Article ID: | iaor2014823 |
Volume: | 28 |
Issue: | 7 |
Start Page Number: | 1973 |
End Page Number: | 1989 |
Publication Date: | May 2014 |
Journal: | Water Resources Management |
Authors: | Payne David, Bagtzoglou Amvrossios, Warner Glenn, Liu Lanbo |
Keywords: | demand, simulation, optimization |
Low stream flows in the Fenton River, part of a hydrogeological setting characterized by glacial stratified drift, forces the University of Connecticut to frequently reduce groundwater withdrawals during the months of June–October. The objective of this study was to investigate stream/aquifer interactions in such a hydrogeologic system in order to increase water withdrawals while minimizing adverse impacts to in‐stream flow.
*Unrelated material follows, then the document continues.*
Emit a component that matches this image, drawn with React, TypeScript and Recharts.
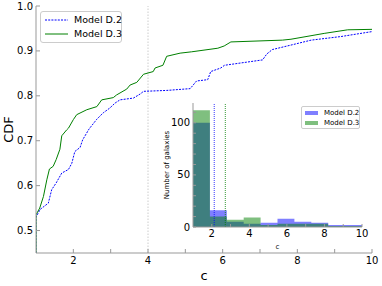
import React from "react";
import {
  LineChart,
  Line,
  XAxis,
  YAxis,
  ReferenceLine,
  ComposedChart,
  Area,
} from "recharts";

// CDF of concentration c
const cdfD2 = [
  { c: 1.0, p: 0.45 },
  { c: 1.0, p: 0.53 },
  { c: 1.11, p: 0.547 },
  { c: 1.33, p: 0.561 },
  { c: 1.42, p: 0.591 },
  { c: 1.54, p: 0.606 },
  { c: 1.69, p: 0.628 },
  { c: 1.87, p: 0.636 },
  { c: 1.96, p: 0.65 },
  { c: 2.04, p: 0.676 },
  { c: 2.18, p: 0.685 },
  { c: 2.25, p: 0.702 },
  { c: 2.42, p: 0.726 },
  { c: 2.63, p: 0.748 },
  { c: 2.8, p: 0.762 },
  { c: 2.98, p: 0.773 },
  { c: 3.12, p: 0.784 },
  { c: 3.25, p: 0.791 },
  { c: 3.61, p: 0.795 },
  { c: 3.79, p: 0.804 },
  { c: 3.88, p: 0.81 },
  { c: 4.5, p: 0.812 },
  { c: 5.13, p: 0.816 },
  { c: 5.3, p: 0.833 },
  { c: 5.6, p: 0.836 },
  { c: 5.68, p: 0.854 },
  { c: 5.95, p: 0.862 },
  { c: 6.05, p: 0.868 },
  { c: 7.07, p: 0.88 },
  { c: 7.18, p: 0.893 },
  { c: 7.33, p: 0.903 },
  { c: 7.83, p: 0.913 },
  { c: 8.37, p: 0.924 },
  { c: 9.17, p: 0.932 },
  { c: 10.0, p: 0.943 },
];

const cdfD3 = [
  { c: 1.0, p: 0.45 },
  { c: 1.0, p: 0.535 },
  { c: 1.1, p: 0.55 },
  { c: 1.2, p: 0.576 },
  { c: 1.29, p: 0.613 },
  { c: 1.36, p: 0.637 },
  { c: 1.46, p: 0.643 },
  { c: 1.54, p: 0.658 },
  { c: 1.64, p: 0.681 },
  { c: 1.69, p: 0.711 },
  { c: 1.82, p: 0.724 },
  { c: 1.87, p: 0.728 },
  { c: 2.0, p: 0.747 },
  { c: 2.09, p: 0.758 },
  { c: 2.36, p: 0.769 },
  { c: 2.63, p: 0.776 },
  { c: 2.76, p: 0.791 },
  { c: 3.07, p: 0.796 },
  { c: 3.16, p: 0.802 },
  { c: 3.43, p: 0.815 },
  { c: 3.52, p: 0.824 },
  { c: 3.7, p: 0.83 },
  { c: 3.88, p: 0.848 },
  { c: 4.14, p: 0.854 },
  { c: 4.19, p: 0.862 },
  { c: 4.4, p: 0.868 },
  { c: 4.5, p: 0.888 },
  { c: 4.86, p: 0.895 },
  { c: 5.17, p: 0.898 },
  { c: 5.87, p: 0.906 },
  { c: 6.04, p: 0.911 },
  { c: 6.22, p: 0.92 },
  { c: 7.6, p: 0.924 },
  { c: 7.83, p: 0.926 },
  { c: 8.72, p: 0.939 },
  { c: 9.35, p: 0.947 },
  { c: 10.0, p: 0.948 },
];

// histogram (inset): 10 bins between c=1 and c=10
const binEdges = [1.0, 1.9, 2.8, 3.7, 4.6, 5.5, 6.4, 7.3, 8.2, 9.1, 10.0];
const countsD2 = [100, 16, 5, 3, 4, 8, 5, 4, 2, 2];
const countsD3 = [112, 10, 7, 9, 2, 3, 3, 3, 1, 1];
const medianD2 = 2.13;
const medianD3 = 2.72;

const mainXTicks = [2, 3, 4, 5, 6, 7, 8, 9, 10];
const mainYTicks = [0.5, 0.6, 0.7, 0.8, 0.9, 1.0];
const insetXTicks = [2, 3, 4, 5, 6, 7, 8, 9, 10];
const insetYTicks = [0, 10, 20, 30, 40, 50, 60, 70, 80, 90, 100, 110];

// step outline: each edge carries the count of the bin that starts there,
// the closing edge repeats the last bin
const histData = binEdges.map((e, i) => ({
  c: e,
  d2: countsD2[Math.min(i, countsD2.length - 1)],
  d3: countsD3[Math.min(i, countsD3.length - 1)],
}));

const FONT = "DejaVu Sans";
const SPINE = "#999";
const BLUE = "#0000ff";
const GREEN = "#008000";

const evenOnly = (v: number) => (v % 2 === 0 ? String(v) : "");
const blank = () => "";

export default function App() {
  return (
    <div
      style={{
        position: "absolute",
        left: 0,
        top: 0,
        width: 382,
        height: 286,
        background: "#fff",
        fontFamily: FONT,
      }}
    >
      <LineChart
        width={382}
        height={286}
        margin={{ top: 6, right: 10, bottom: 0, left: 0 }}
      >
        <XAxis
          dataKey="c"
          type="number"
          domain={[1, 10]}
          allowDataOverflow
          ticks={mainXTicks}
          interval={0}
          tickFormatter={evenOnly}
          height={33}
          tickSize={-4}
          tickMargin={8}
          stroke={SPINE}
          tick={{ fill: "#000", fontSize: 10, fontFamily: FONT }}
          label={{
            value: "c",
            position: "insideBottom",
            offset: 6,
            fill: "#000",
            fontSize: 13,
            fontFamily: FONT,
          }}
        />
        <XAxis
          xAxisId="top"
          orientation="top"
          type="number"
          domain={[1, 10]}
          ticks={mainXTicks}
          interval={0}
          tickFormatter={blank}
          height={0}
          tickSize={-4}
          stroke={SPINE}
        />
        <YAxis
          type="number"
          domain={[0.45, 1.0]}
          allowDataOverflow
          ticks={mainYTicks}
          interval={0}
          tickFormatter={(v: number) => v.toFixed(1)}
          width={36}
          tickSize={-4}
          tickMargin={7}
          stroke={SPINE}
          tick={{ fill: "#000", fontSize: 10, fontFamily: FONT }}
          label={{
            value: "CDF",
            angle: -90,
            position: "insideLeft",
            offset: 8,
            fill: "#000",
            fontSize: 13,
            fontFamily: FONT,
            style: { textAnchor: "middle" },
          }}
        />
        <YAxis
          yAxisId="right"
          orientation="right"
          type="number"
          domain={[0.45, 1.0]}
          ticks={mainYTicks}
          interval={0}
          tickFormatter={blank}
          width={0}
          tickSize={-4}
          stroke={SPINE}
        />
        <ReferenceLine x={4} stroke="#cccccc" strokeDasharray="1.5 1.5" />
        <Line
          data={cdfD2}
          dataKey="p"
          type="linear"
          stroke={BLUE}
          strokeWidth={1}
          strokeDasharray="2 1.2"
          dot={false}
          isAnimationActive={false}
        />
        <Line
          data={cdfD3}
          dataKey="p"
          type="linear"
          stroke={GREEN}
          strokeWidth={1}
          dot={false}
          isAnimationActive={false}
        />
      </LineChart>

      {/* main legend */}
      <div
        style={{
          position: "absolute",
          left: 40,
          top: 11,
          width: 80,
          height: 30,
          border: "1px solid #cccccc",
          borderRadius: 3,
          background: "rgba(255,255,255,0.8)",
          fontSize: 9.5,
          color: "#000",
        }}
      >
        {[
          { name: "Model D.2", color: BLUE, dash: "2 1.2", top: 1 },
          { name: "Model D.3", color: GREEN, dash: undefined, top: 15 },
        ].map((r) => (
          <div
            key={r.name}
            style={{
              position: "absolute",
              left: 4,
              top: r.top,
              height: 13,
              display: "flex",
              alignItems: "center",
              whiteSpace: "nowrap",
            }}
          >
            <svg width={23} height={4} style={{ marginRight: 6 }}>
              <line
                x1={0}
                y1={2}
                x2={23}
                y2={2}
                stroke={r.color}
                strokeWidth={1}
                strokeDasharray={r.dash}
              />
            </svg>
            {r.name}
          </div>
        ))}
      </div>

      {/* inset histogram */}
      <div style={{ position: "absolute", left: 150, top: 98 }}>
        <ComposedChart
          width={224}
          height={154}
          data={histData}
          margin={{ top: 5, right: 12, bottom: 0, left: 5 }}
        >
          <Area
            dataKey="d2"
            type="stepAfter"
            fill={BLUE}
            fillOpacity={0.5}
            stroke="none"
            isAnimationActive={false}
          />
          <Area
            dataKey="d3"
            type="stepAfter"
            fill={GREEN}
            fillOpacity={0.5}
            stroke="none"
            isAnimationActive={false}
          />
          <XAxis
            dataKey="c"
            type="number"
            domain={[1, 10]}
            allowDataOverflow
            ticks={insetXTicks}
            interval={0}
            tickFormatter={evenOnly}
            height={25}
            tickSize={-3}
            tickMargin={6}
            stroke={SPINE}
            tick={{ fill: "#000", fontSize: 10, fontFamily: FONT }}
            label={{
              value: "c",
              position: "insideBottom",
              offset: 3,
              fill: "#000",
              fontSize: 7,
              fontFamily: FONT,
            }}
          />
          <XAxis
            xAxisId="t"
            orientation="top"
            type="number"
            domain={[1, 10]}
            ticks={insetXTicks}
            interval={0}
            tickFormatter={blank}
            height={0}
            tickSize={-3}
            stroke={SPINE}
          />
          <YAxis
            type="number"
            domain={[0, 119]}
            allowDataOverflow
            ticks={insetYTicks}
            interval={0}
            tickFormatter={(v: number) => (v % 50 === 0 ? String(v) : "")}
            width={38}
            tickSize={-3}
            tickMargin={6}
            stroke={SPINE}
            tick={{ fill: "#000", fontSize: 10, fontFamily: FONT }}
            label={{
              value: "Number of galaxies",
              angle: -90,
              position: "insideLeft",
              offset: 12,
              fill: "#000",
              fontSize: 7,
              fontFamily: FONT,
              style: { textAnchor: "middle" },
            }}
          />
          <YAxis
            yAxisId="r"
            orientation="right"
            type="number"
            domain={[0, 119]}
            ticks={insetYTicks}
            interval={0}
            tickFormatter={blank}
            width={0}
            tickSize={-3}
            stroke={SPINE}
          />
          <ReferenceLine
            x={medianD2}
            stroke={BLUE}
            strokeWidth={0.8}
            strokeDasharray="1 1"
          />
          <ReferenceLine
            x={medianD3}
            stroke={GREEN}
            strokeWidth={0.8}
            strokeDasharray="1 1"
          />
        </ComposedChart>
      </div>

      {/* inset legend */}
      <div
        style={{
          position: "absolute",
          left: 301,
          top: 106,
          width: 57,
          height: 21,
          border: "1px solid #cccccc",
          borderRadius: 2,
          background: "rgba(255,255,255,0.8)",
          fontSize: 7,
          color: "#000",
        }}
      >
        {[
          { name: "Model D.2", color: BLUE, top: 1 },
          { name: "Model D.3", color: GREEN, top: 11 },
        ].map((r) => (
          <div
            key={r.name}
            style={{
              position: "absolute",
              left: 3,
              top: r.top,
              height: 9,
              display: "flex",
              alignItems: "center",
              whiteSpace: "nowrap",
            }}
          >
            <div
              style={{
                width: 13,
                height: 4,
                background: r.color,
                opacity: 0.5,
                marginRight: 6,
              }}
            />
            {r.name}
          </div>
        ))}
      </div>
    </div>
  );
}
A groundwater flow model was developed using MODFLOW to investigate the influence of well location and pumping timing on in‐stream flow in the vicinity of the water supply wells. The numerical model comprised detailed geophysical data and decadal hydrologic data (2000–2009) to assess well placement, rest periods and cyclical pumping. The relocation of a water supply well up to 228 m from the river had a positive but minimal improvement to stream flows (<2.83 L/s). When the well field was shut off for more than 45 days, stream flows returned to the no pumping condition with only slight impact at 30 days, whereas a 30 day rest period gave 4 weeks of dampened pumping influence on stream flows. A management scenario of 1 week cyclical pumping between two water supply wells following a 45 day rest period can allow for current restriction thresholds to be reduced by 28.3 L/s with minimal impact to stream flows (7.36 L/s) and would allow additional water to be pumped for all years in which there was a demand for water.